‘ Can you just do an artist’s impression of a new build for me?’ came the enquiry.
‘Yes, of course I’d love to and thank you for thinking of me,’ was the grateful, bacon-saving, reply.
Two trips to collect the paperwork and one site visit later, One was still unable to sharpen One’s pencil.
‘I can’t download the drawings at the moment but if you visit the site the builder will walk you around,’ was the instruction.
So, off One pootled in the Porsche to a little hamlet on the way to the seaside.
A pickernick basket in the boot and a twenty times zoom slung round me neck and One was off!
The site proved to be a muddy clearing in a sunny dip by a stream.
‘Jolly nice,’ thought One, but even with One’s active imagination One can’t produce anything without the plans.

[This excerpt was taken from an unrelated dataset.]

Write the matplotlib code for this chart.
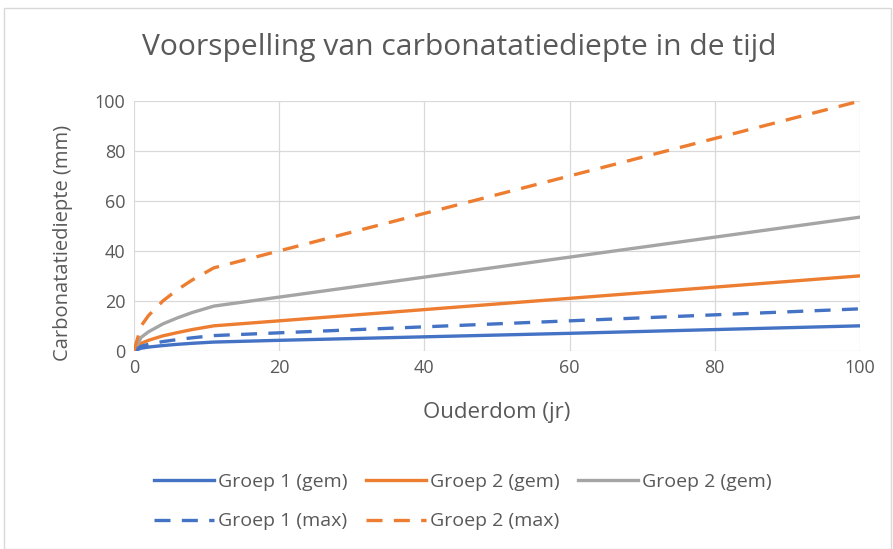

‘Hot Diggety’, here they are, (One is currently watching the Waltons) when the email lands.
One can begin!
‘Twas, however, a splendid day out at the beach with One’s pickernick basket that contained a sumptuous luncheon comprising of home baked ham sandwiches (made from home made bread) and a clotted cream filled home baked chocolate cake with home made raspberry jam.
ALL THAT AND ONE STILL CAN’T ENTICE A GRATEFUL OLD PENSIONER INTO ONE’S LAIR.
No matter – They all end up as just an irritation and a pile of socks and pants to launder.
Just caught a bit of ‘The Wright Stuff’ and some silly Saira Kahn sort, who reckons that depression is ‘feeling a bit low’ and would be ‘cure by some exercise,’
Depression is when you don’t get out of your truckle bed for weeks and when you do it is to research suicide methods online.